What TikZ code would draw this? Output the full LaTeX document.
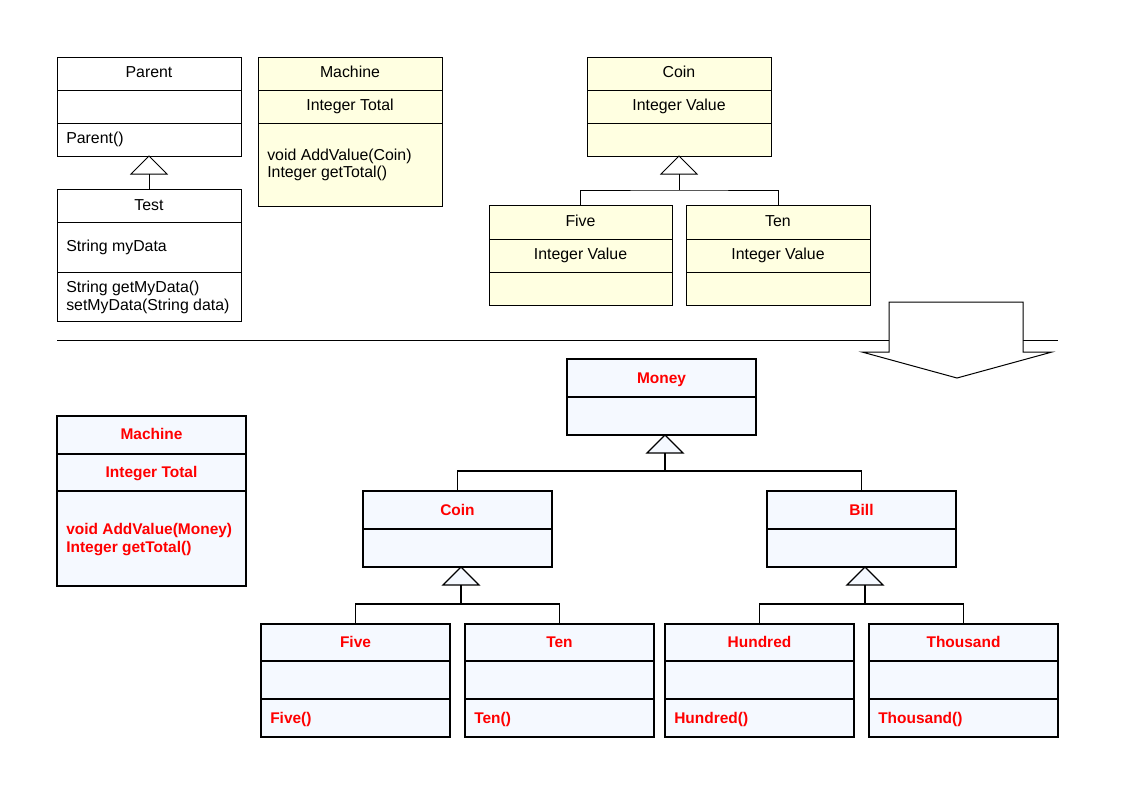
\documentclass[tikz,border=0pt]{standalone}
\usepackage{fontspec}
\setmainfont{Liberation Sans}
\usetikzlibrary{calc}
\definecolor{umlyellow}{RGB}{255,255,225}
\definecolor{umlblue}{RGB}{245,249,255}
\definecolor{umlred}{RGB}{255,0,0}
\newcommand{\umlbox}[6]{\node[#1, minimum width=#5*0.75pt, minimum height=#6*0.75pt] (#2) at (#3,#4) {};}
\newcommand{\umldiv}[3]{\draw[#3] (#1.west |- 0,#2) -- (#1.east |- 0,#2);}
\newcommand{\gentri}[4]{%
  \path (#1.south) ++(#3,0) coordinate (#4apex) ++(0,18) coordinate (#4);
  \draw[#2] (#4apex) -- ++(-18,18) -- ++(36,0) -- cycle;}
\begin{document}
\begin{tikzpicture}[x=0.75pt,y=-0.75pt,
  box/.style={draw=black, line width=0.75pt, inner sep=0pt, outer sep=0pt, anchor=north west},
  wbox/.style={box, fill=white},
  ybox/.style={box, fill=umlyellow},
  bbox/.style={box, fill=umlblue, line width=0.95pt},
  thin/.style={line width=0.75pt},
  thick/.style={line width=0.95pt},
  txt/.style={inner sep=0pt, font=\fontsize{11.9}{13}\selectfont, anchor=mid, yshift=-1.5pt},
  ltxt/.style={txt, anchor=mid west},
  rtxt/.style={txt, text=umlred, font=\fontsize{11.6}{13}\selectfont\bfseries},
  lrtxt/.style={rtxt, anchor=mid west},
  wtri/.style={draw, line width=0.75pt, fill=white},
  btri/.style={draw, line width=0.95pt, fill=umlblue, line join=miter},
]
\useasboundingbox (0,0) rectangle (1123,794);

% ---------- upper part ----------
\umlbox{wbox}{parent}{57}{57}{184}{99}
\umldiv{parent}{90}{thin}
\umldiv{parent}{123}{thin}
\node[txt] (parentT) at (149,72) {Parent};
\node[ltxt] (parentM) at (66,138) {Parent()};

\umlbox{wbox}{test}{57}{189}{184}{132}
\umldiv{test}{222}{thin}
\umldiv{test}{272}{thin}
\node[txt] (testT) at (149,205) {Test};
\node[ltxt] (testA) at (66,246) {String myData};
\node[ltxt] (testM1) at (66,287) {String getMyData()};
\node[ltxt] (testM2) at (66,305) {setMyData(String data)};

\gentri{parent}{wtri}{0}{pbase}
\draw[thin] (pbase) -- (test.north);

\umlbox{ybox}{machine}{258}{57}{184}{149}
\umldiv{machine}{90}{thin}
\umldiv{machine}{123}{thin}
\node[txt] (machineT) at (350,72) {Machine};
\node[txt] (machineA) at (350,105) {Integer Total};
\node[ltxt] (machineM1) at (267,155) {void AddValue(Coin)};
\node[ltxt] (machineM2) at (267,172) {Integer getTotal()};

\umlbox{ybox}{coin}{587}{57}{184}{99}
\umldiv{coin}{90}{thin}
\umldiv{coin}{123}{thin}
\node[txt] (coinT) at (679,72) {Coin};
\node[txt] (coinA) at (679,105) {Integer Value};

\umlbox{ybox}{five}{489}{205}{183}{100}
\umldiv{five}{239}{thin}
\umldiv{five}{272}{thin}
\node[txt] (fiveT) at (580.5,221) {Five};
\node[txt] (fiveA) at (580.5,254) {Integer Value};

\umlbox{ybox}{ten}{686}{205}{184}{100}
\umldiv{ten}{239}{thin}
\umldiv{ten}{272}{thin}
\node[txt] (tenT) at (778,221) {Ten};
\node[txt] (tenA) at (778,254) {Integer Value};

\gentri{coin}{wtri}{0}{cbase}
\draw[thin] (cbase) -- ++(0,16) coordinate (cjoin);
\draw[thin] (five.north) |- (cjoin) -| (ten.north);

% ---------- separator and arrow ----------
\coordinate (sepL) at (57,340);
\coordinate (sepR) at (1058,340);
\draw[thin] (sepL) -- (sepR);
\draw[thin, fill=white] (889,352) -- (889,302) -- (1023,302) -- (1023,352)
  -- (1052,352) -- (957,378) -- (862,352) -- cycle;

% ---------- lower part ----------
\umlbox{bbox}{money}{567}{359}{189}{76}
\umldiv{money}{397}{thick}
\node[rtxt] (moneyT) at (661.5,378) {Money};

\umlbox{bbox}{machine2}{57}{416}{189}{170}
\umldiv{machine2}{454}{thick}
\umldiv{machine2}{491}{thick}
\node[rtxt] (machine2T) at (151.5,434) {Machine};
\node[rtxt] (machine2A) at (151.5,472) {Integer Total};
\node[lrtxt] (machine2M1) at (66,529) {void AddValue(Money)};
\node[lrtxt] (machine2M2) at (66,547) {Integer getTotal()};

\umlbox{bbox}{coin2}{363}{491}{189}{76}
\umldiv{coin2}{529}{thick}
\node[rtxt] (coin2T) at (457.5,510) {Coin};

\umlbox{bbox}{bill}{767}{491}{189}{76}
\umldiv{bill}{529}{thick}
\node[rtxt] (billT) at (861.5,510) {Bill};

\gentri{money}{btri}{3.5}{mbase}
\draw[thick] (mbase) -- ++(0,18) coordinate (mjoin);
\draw[thick] (coin2.north) |- (mjoin) -| (bill.north);

\umlbox{bbox}{five2}{261}{624}{189}{113}
\umldiv{five2}{661}{thick}
\umldiv{five2}{699}{thick}
\node[rtxt] (five2T) at (355.5,642) {Five};
\node[lrtxt] (five2M) at (270,718) {Five()};

\umlbox{bbox}{ten2}{465}{624}{189}{113}
\umldiv{ten2}{661}{thick}
\umldiv{ten2}{699}{thick}
\node[rtxt] (ten2T) at (559.5,642) {Ten};
\node[lrtxt] (ten2M) at (474,718) {Ten()};

\umlbox{bbox}{hundred}{665}{624}{189}{113}
\umldiv{hundred}{661}{thick}
\umldiv{hundred}{699}{thick}
\node[rtxt] (hundredT) at (759.5,642) {Hundred};
\node[lrtxt] (hundredM) at (674,718) {Hundred()};

\umlbox{bbox}{thousand}{869}{624}{189}{113}
\umldiv{thousand}{661}{thick}
\umldiv{thousand}{699}{thick}
\node[rtxt] (thousandT) at (963.5,642) {Thousand};
\node[lrtxt] (thousandM) at (878,718) {Thousand()};

\gentri{coin2}{btri}{3.5}{c2base}
\draw[thick] (c2base) -- ++(0,19) coordinate (c2join);
\draw[thick] (five2.north) |- (c2join) -| (ten2.north);

\gentri{bill}{btri}{3.5}{bbase}
\draw[thick] (bbase) -- ++(0,19) coordinate (bjoin);
\draw[thick] (hundred.north) |- (bjoin) -| (thousand.north);
\end{tikzpicture}
\end{document}
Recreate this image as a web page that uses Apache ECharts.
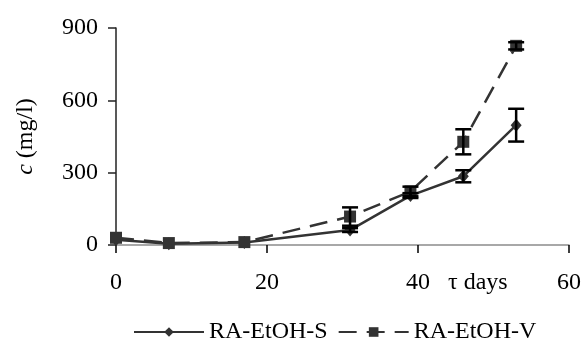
<!DOCTYPE html>
<html>
<head>
<meta charset="utf-8">
<script src="https://cdn.jsdelivr.net/npm/echarts@6/dist/echarts.min.js"></script>
<style>html,body{margin:0;padding:0;background:#fff;}#c{width:584px;height:346px;}</style>
</head>
<body>
<div id="c"></div>
<script>
var days = [0, 7, 17, 31, 39, 46, 53];
var seriesS = [22, 5, 10, 62, 205, 285, 497];
var errS = [0, 0, 0, 8, 10, 25, 68];
var seriesV = [30, 8, 12, 118, 222, 428, 826];
var errV = [0, 0, 0, 38, 20, 52, 15];
var yTicks = [0, 300, 600, 900];
var xTicks = [0, 20, 40, 60];
var nameS = 'RA-EtOH-S';
var nameV = 'RA-EtOH-V';

var FONT = 'Liberation Serif';
var chart = echarts.init(document.getElementById('c'));

function pairs(xs, ys) { return xs.map(function (x, i) { return [x, ys[i]]; }); }
function errData(xs, ys, es) {
  var out = [];
  xs.forEach(function (x, i) { if (es[i] > 0) out.push([x, ys[i] - es[i], ys[i] + es[i]]); });
  return out;
}
function errRender(params, api) {
  var x = api.value(0);
  var lo = api.coord([x, api.value(1)]);
  var hi = api.coord([x, api.value(2)]);
  var hw = 8;
  var st = { stroke: '#000', lineWidth: 2.5 };
  return {
    type: 'group',
    children: [
      { type: 'line', shape: { x1: lo[0], y1: lo[1], x2: hi[0], y2: hi[1] }, style: st },
      { type: 'line', shape: { x1: lo[0] - hw, y1: lo[1], x2: lo[0] + hw, y2: lo[1] }, style: st },
      { type: 'line', shape: { x1: hi[0] - hw, y1: hi[1], x2: hi[0] + hw, y2: hi[1] }, style: st }
    ]
  };
}

chart.setOption({
  animation: false,
  grid: { left: 116, right: 13, top: 28, bottom: 101 },
  xAxis: {
    type: 'value', min: xTicks[0], max: xTicks[xTicks.length - 1], interval: 20,
    axisLine: { lineStyle: { color: '#8c8c8c', width: 1.5 } },
    axisTick: { show: true, length: 8, lineStyle: { color: '#000', width: 1.5 } },
    axisLabel: { color: '#000', fontFamily: FONT, fontSize: 24, margin: 26 },
    splitLine: { show: false }
  },
  yAxis: {
    type: 'value', min: yTicks[0], max: yTicks[yTicks.length - 1], interval: 300,
    axisLine: { show: true, lineStyle: { color: '#222', width: 1.5 } },
    axisTick: { show: true, length: 8, lineStyle: { color: '#222', width: 1.5 } },
    axisLabel: { color: '#000', fontFamily: FONT, fontSize: 24, margin: 18 },
    splitLine: { show: false },
    name: '{i|c} (mg/l)',
    nameLocation: 'middle', nameRotate: 90, nameGap: 78,
    nameTextStyle: {
      color: '#000', fontFamily: FONT, fontSize: 24,
      rich: { i: { fontStyle: 'italic', fontFamily: FONT, fontSize: 24, color: '#000' } }
    }
  },
  legend: {
    left: 128, top: 315,
    itemWidth: 70, itemHeight: 12, itemGap: 10,
    textStyle: { color: '#000', fontFamily: FONT, fontSize: 24 },
    data: [nameS, nameV]
  },
  graphic: [{
    type: 'text', left: 448, top: 271,
    style: { text: 'τ days', fontFamily: FONT, fontSize: 24, fill: '#000' }
  }],
  series: [
    {
      name: nameS, type: 'line', data: pairs(days, seriesS),
      symbol: 'diamond', symbolSize: [11, 13],
      lineStyle: { color: '#333', width: 2.5 },
      itemStyle: { color: '#333' }, z: 3
    },
    {
      name: nameV, type: 'line', data: pairs(days, seriesV),
      symbol: 'rect', symbolSize: 12,
      lineStyle: { color: '#333', width: 2.5, type: [18, 10] },
      itemStyle: { color: '#333' }, z: 3
    },
    { type: 'custom', renderItem: errRender, data: errData(days, seriesS, errS), z: 4, silent: true },
    { type: 'custom', renderItem: errRender, data: errData(days, seriesV, errV), z: 4, silent: true }
  ]
});
</script>
</body>
</html>
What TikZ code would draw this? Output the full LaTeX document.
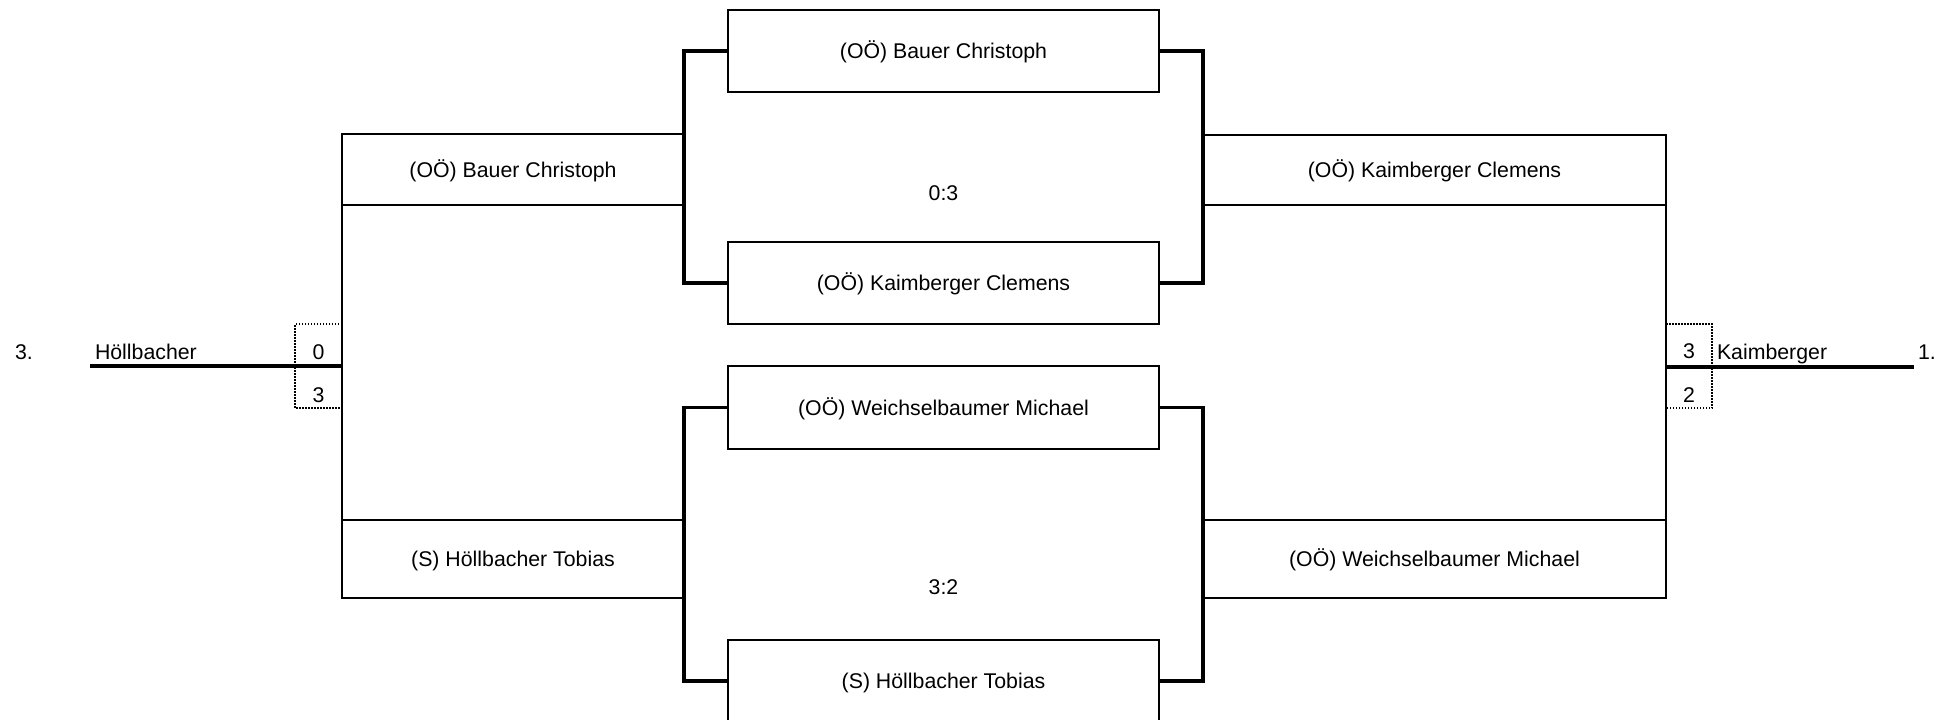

_The request_
In the listing above, find the line with "Recreate this image" and the line with "var chart = echarts.init(document.getElementById('c'));". Copy exactly those two and every line between, without the pictures.

_Worked answer_
Recreate this image as a web page that uses Apache ECharts.
<!DOCTYPE html>
<html>
<head>
<meta charset="utf-8">
<script src="https://cdn.jsdelivr.net/npm/echarts@6/dist/echarts.min.js"></script>
<style>html,body{margin:0;padding:0;background:#fff;}#c{width:584px;height:346px;}</style>
</head>
<body>
<div id="c"></div>
<script>
var days = [0, 7, 17, 31, 39, 46, 53];
var seriesS = [22, 5, 10, 62, 205, 285, 497];
var errS = [0, 0, 0, 8, 10, 25, 68];
var seriesV = [30, 8, 12, 118, 222, 428, 826];
var errV = [0, 0, 0, 38, 20, 52, 15];
var yTicks = [0, 300, 600, 900];
var xTicks = [0, 20, 40, 60];
var nameS = 'RA-EtOH-S';
var nameV = 'RA-EtOH-V';

var FONT = 'Liberation Serif';
var chart = echarts.init(document.getElementById('c'));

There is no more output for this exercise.